**YOUR GOAL:**
Extract the lines that carry the string "this" from the listing.

[Entries with chart source code]
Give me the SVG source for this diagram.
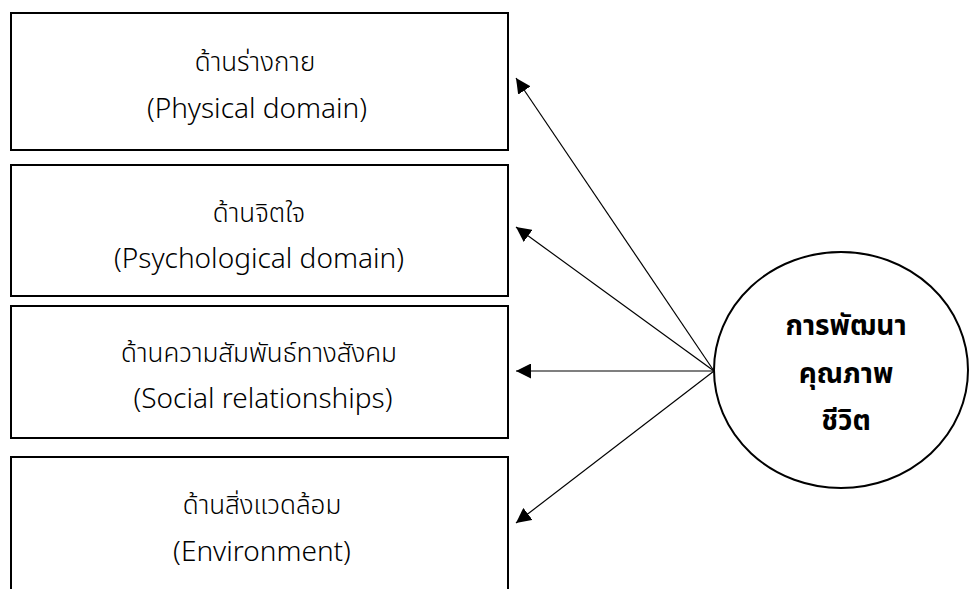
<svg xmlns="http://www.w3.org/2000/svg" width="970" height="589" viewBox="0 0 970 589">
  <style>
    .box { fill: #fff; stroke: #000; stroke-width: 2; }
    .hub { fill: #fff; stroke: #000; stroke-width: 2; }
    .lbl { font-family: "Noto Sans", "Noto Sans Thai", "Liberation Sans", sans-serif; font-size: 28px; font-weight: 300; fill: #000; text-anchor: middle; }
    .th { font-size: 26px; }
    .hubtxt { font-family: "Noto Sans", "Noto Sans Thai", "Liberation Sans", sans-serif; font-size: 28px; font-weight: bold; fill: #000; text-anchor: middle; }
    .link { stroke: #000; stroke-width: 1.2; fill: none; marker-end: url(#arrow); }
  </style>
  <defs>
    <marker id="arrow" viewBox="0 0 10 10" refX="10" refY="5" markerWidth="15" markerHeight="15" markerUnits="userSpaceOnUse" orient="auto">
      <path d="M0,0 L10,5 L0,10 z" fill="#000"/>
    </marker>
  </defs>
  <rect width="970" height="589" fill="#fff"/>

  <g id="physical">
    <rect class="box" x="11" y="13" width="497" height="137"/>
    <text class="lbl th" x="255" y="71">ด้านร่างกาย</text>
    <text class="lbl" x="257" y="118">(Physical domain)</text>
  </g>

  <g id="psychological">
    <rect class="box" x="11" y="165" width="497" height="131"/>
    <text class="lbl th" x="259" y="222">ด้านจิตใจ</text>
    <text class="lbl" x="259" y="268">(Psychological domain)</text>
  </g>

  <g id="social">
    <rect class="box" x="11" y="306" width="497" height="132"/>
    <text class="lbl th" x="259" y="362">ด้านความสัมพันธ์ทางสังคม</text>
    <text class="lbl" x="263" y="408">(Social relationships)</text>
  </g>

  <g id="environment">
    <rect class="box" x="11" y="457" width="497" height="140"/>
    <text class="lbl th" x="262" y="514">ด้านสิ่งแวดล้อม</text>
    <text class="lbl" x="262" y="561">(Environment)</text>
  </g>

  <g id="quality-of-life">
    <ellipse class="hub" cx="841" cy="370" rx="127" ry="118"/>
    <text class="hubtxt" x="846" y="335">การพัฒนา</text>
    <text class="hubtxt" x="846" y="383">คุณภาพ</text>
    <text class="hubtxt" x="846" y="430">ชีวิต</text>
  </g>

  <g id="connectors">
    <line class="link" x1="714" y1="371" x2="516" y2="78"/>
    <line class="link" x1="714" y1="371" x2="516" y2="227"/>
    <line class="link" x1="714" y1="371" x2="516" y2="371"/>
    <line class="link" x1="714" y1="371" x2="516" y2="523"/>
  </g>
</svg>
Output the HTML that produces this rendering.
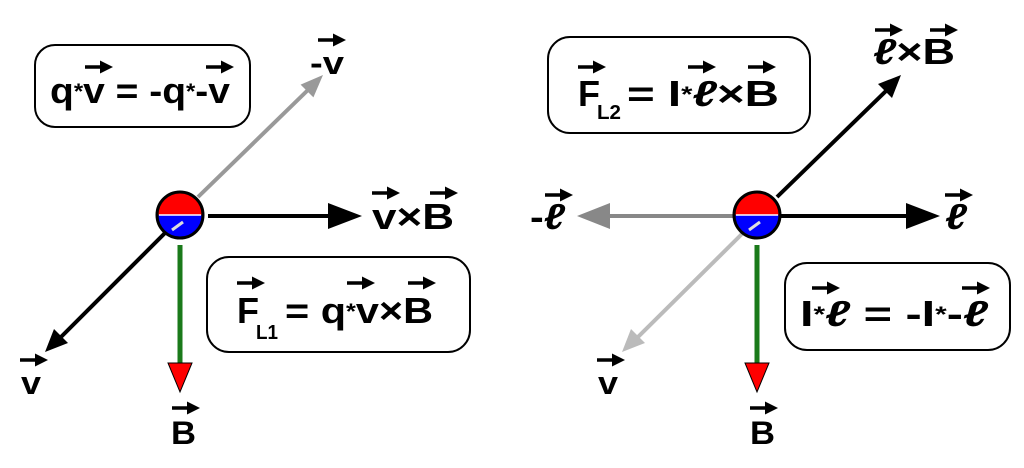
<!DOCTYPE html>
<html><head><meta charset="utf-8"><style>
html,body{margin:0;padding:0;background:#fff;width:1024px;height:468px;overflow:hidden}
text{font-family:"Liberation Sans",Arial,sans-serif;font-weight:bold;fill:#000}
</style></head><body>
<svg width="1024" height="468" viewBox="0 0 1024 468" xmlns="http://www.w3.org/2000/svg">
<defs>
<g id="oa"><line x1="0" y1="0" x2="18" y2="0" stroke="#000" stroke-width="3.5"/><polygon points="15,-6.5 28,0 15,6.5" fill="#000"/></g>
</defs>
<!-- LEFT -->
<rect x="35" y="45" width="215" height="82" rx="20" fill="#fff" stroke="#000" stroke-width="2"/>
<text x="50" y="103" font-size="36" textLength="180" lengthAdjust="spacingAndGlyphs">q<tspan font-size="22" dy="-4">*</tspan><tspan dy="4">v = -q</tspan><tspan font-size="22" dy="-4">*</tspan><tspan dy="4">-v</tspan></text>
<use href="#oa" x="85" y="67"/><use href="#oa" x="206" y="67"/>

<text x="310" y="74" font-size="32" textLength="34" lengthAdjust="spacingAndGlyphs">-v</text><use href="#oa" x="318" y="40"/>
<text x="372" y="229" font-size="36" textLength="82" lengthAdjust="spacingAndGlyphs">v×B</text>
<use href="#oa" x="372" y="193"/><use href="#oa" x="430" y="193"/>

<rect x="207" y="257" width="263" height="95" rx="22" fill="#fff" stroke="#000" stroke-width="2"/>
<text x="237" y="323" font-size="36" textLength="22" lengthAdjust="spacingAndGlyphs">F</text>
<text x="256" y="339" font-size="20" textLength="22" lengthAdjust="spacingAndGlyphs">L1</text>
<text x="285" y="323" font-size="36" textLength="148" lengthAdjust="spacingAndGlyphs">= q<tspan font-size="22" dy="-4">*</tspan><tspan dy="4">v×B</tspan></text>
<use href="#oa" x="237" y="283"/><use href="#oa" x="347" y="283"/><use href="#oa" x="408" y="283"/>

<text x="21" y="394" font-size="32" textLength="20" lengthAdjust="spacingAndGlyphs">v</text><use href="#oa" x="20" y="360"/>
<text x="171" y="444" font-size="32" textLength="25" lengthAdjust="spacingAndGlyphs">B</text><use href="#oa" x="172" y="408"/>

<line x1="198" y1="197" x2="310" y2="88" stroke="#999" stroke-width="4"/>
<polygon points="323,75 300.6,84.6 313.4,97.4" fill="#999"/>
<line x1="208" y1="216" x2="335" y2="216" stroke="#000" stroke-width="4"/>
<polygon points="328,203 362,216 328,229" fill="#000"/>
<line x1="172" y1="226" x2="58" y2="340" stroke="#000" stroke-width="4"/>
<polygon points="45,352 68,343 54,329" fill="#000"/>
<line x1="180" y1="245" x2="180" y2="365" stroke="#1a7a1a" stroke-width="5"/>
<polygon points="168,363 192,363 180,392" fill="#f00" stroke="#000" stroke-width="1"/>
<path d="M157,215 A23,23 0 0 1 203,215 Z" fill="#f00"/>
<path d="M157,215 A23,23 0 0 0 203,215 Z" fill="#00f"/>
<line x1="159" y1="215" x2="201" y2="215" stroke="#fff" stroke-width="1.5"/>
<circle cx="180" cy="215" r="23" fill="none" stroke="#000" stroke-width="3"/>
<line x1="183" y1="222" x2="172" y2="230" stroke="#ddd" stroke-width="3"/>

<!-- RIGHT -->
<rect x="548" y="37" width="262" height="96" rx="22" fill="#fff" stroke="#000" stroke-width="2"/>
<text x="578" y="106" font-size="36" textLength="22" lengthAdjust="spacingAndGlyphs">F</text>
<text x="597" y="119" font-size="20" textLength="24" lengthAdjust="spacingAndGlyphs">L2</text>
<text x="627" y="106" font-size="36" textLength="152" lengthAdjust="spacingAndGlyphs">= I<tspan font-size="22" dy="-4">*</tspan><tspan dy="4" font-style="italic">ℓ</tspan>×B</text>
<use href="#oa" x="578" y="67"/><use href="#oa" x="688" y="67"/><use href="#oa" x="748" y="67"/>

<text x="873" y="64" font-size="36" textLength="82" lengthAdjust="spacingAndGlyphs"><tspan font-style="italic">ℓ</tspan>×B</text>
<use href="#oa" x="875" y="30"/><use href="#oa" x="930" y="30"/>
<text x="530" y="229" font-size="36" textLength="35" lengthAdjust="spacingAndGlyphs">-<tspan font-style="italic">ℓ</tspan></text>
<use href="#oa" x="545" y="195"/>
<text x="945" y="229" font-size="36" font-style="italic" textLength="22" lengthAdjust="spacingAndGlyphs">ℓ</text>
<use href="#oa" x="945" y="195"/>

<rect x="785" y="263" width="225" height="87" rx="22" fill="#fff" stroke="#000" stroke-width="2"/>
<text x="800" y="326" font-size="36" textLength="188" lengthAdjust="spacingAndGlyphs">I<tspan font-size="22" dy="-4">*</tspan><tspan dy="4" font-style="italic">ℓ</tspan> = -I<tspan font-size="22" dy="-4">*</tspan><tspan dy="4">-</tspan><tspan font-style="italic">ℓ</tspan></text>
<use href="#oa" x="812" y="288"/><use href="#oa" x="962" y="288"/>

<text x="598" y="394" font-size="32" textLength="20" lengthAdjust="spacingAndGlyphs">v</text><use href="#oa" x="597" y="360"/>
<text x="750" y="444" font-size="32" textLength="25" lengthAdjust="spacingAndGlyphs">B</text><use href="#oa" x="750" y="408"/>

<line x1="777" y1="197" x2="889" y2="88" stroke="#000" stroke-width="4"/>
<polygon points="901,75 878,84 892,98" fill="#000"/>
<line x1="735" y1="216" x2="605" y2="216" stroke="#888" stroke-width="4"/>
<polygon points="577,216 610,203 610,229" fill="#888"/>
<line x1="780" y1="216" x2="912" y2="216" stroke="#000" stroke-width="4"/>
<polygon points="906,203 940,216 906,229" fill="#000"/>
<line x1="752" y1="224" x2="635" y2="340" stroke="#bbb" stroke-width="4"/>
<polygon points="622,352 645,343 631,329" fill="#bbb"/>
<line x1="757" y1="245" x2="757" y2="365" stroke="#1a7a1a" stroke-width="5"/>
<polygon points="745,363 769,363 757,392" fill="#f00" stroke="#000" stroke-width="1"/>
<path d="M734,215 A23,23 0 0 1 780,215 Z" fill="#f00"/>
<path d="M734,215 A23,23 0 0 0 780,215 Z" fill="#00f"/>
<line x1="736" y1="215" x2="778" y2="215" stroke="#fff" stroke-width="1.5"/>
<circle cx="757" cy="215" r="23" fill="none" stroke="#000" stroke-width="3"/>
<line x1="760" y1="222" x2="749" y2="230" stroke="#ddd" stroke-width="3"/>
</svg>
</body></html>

**FULL OUTPUT:**
Give me the SVG source for this diagram.
Output the HTML that produces this rendering.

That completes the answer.